# [Required task]
Include in the output exactly the lines from the opening of the data through the line containing "import * as", and nothing more.

##### Data #####

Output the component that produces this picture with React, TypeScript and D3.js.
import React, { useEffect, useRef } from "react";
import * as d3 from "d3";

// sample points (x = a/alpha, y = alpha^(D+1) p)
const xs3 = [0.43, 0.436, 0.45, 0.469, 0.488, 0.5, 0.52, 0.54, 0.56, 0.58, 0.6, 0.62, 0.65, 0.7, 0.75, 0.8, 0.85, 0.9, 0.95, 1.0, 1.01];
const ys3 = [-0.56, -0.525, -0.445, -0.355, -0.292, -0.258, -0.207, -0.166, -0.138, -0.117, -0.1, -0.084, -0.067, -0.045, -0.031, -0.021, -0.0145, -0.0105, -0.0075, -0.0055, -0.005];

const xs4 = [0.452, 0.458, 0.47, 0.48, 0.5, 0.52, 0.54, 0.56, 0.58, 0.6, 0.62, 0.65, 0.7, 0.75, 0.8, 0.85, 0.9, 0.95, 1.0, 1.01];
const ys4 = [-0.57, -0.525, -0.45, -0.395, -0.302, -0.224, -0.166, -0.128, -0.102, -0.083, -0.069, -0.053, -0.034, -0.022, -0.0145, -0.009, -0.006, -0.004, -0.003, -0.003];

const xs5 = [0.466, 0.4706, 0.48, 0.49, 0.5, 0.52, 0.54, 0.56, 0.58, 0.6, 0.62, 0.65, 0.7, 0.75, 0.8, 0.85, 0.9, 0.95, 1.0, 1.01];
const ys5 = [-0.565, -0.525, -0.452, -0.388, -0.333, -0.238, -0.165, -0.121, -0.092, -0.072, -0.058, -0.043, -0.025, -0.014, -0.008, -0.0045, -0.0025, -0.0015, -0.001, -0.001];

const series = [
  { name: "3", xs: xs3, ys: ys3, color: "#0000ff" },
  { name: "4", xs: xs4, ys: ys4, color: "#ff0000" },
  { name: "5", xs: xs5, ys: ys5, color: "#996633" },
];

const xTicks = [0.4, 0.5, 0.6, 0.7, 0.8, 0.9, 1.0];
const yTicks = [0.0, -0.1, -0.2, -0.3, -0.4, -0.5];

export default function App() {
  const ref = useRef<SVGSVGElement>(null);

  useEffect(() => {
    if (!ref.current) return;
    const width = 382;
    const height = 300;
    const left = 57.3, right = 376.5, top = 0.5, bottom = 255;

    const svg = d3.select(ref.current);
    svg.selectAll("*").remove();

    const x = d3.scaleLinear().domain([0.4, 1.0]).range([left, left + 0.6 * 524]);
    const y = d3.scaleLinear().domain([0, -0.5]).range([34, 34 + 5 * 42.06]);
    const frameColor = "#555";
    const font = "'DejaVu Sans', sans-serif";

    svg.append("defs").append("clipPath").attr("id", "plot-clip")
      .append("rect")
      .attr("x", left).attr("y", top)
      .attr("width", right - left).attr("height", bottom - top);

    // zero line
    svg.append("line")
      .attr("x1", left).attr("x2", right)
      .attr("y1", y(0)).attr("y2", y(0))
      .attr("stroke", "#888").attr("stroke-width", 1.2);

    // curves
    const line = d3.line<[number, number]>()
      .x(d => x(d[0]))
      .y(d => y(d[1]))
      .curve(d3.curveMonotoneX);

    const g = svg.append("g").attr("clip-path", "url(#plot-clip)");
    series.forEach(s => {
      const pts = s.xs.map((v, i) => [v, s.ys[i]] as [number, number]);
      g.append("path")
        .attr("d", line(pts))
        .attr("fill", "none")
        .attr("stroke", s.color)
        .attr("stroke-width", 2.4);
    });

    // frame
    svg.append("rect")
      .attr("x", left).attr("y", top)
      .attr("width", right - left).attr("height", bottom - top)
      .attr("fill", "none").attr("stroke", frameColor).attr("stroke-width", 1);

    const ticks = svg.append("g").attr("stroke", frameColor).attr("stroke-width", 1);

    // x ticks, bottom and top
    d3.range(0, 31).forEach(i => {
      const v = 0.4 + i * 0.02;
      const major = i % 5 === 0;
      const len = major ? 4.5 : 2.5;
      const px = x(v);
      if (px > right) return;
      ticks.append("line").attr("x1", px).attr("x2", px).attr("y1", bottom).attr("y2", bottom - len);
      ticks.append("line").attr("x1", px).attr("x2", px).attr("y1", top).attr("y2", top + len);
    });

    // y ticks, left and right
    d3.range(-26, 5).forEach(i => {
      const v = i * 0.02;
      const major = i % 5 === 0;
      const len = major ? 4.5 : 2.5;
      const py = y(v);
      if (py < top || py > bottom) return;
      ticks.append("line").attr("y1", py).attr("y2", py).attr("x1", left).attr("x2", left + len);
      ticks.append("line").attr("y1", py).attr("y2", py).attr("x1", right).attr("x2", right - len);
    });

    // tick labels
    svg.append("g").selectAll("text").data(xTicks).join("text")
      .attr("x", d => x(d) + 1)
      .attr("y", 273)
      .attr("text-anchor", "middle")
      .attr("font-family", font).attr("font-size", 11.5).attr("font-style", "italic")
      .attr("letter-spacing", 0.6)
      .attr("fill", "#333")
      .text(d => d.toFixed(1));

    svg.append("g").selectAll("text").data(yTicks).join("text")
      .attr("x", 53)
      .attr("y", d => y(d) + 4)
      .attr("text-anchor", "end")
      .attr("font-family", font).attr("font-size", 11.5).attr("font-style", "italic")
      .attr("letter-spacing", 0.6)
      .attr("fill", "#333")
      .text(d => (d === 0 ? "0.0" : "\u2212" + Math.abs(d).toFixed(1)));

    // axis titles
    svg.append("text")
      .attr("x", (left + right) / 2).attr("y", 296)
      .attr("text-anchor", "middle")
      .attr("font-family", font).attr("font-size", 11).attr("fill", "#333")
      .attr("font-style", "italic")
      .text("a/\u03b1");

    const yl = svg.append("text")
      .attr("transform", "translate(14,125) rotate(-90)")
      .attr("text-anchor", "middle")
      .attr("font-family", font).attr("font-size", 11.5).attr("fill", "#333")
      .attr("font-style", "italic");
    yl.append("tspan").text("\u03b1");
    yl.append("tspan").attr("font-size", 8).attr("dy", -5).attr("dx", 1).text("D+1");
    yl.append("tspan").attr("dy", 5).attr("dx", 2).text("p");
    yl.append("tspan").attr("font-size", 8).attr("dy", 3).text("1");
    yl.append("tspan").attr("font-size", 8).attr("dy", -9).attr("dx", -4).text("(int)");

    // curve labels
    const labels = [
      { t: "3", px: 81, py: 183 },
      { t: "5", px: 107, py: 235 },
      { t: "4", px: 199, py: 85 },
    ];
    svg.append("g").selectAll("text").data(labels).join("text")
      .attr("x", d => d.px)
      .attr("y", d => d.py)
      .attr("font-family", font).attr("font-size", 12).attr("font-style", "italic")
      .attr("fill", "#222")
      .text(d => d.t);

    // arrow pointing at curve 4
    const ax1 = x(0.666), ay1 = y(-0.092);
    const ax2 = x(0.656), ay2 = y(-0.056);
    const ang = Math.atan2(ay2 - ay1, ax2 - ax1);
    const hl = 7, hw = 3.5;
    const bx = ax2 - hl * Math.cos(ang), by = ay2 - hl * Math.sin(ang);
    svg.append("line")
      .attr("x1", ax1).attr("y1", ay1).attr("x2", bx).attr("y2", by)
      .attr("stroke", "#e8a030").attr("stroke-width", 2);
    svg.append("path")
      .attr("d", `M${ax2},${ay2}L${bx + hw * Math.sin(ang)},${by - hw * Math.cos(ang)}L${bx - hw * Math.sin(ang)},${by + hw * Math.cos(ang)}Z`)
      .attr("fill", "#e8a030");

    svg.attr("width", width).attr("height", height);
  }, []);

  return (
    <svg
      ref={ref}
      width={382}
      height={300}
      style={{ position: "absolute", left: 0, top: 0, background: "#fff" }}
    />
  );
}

#####

# [Final result]
Output the component that produces this picture with React, TypeScript and D3.js.
import React, { useEffect, useRef } from "react";
import * as d3 from "d3";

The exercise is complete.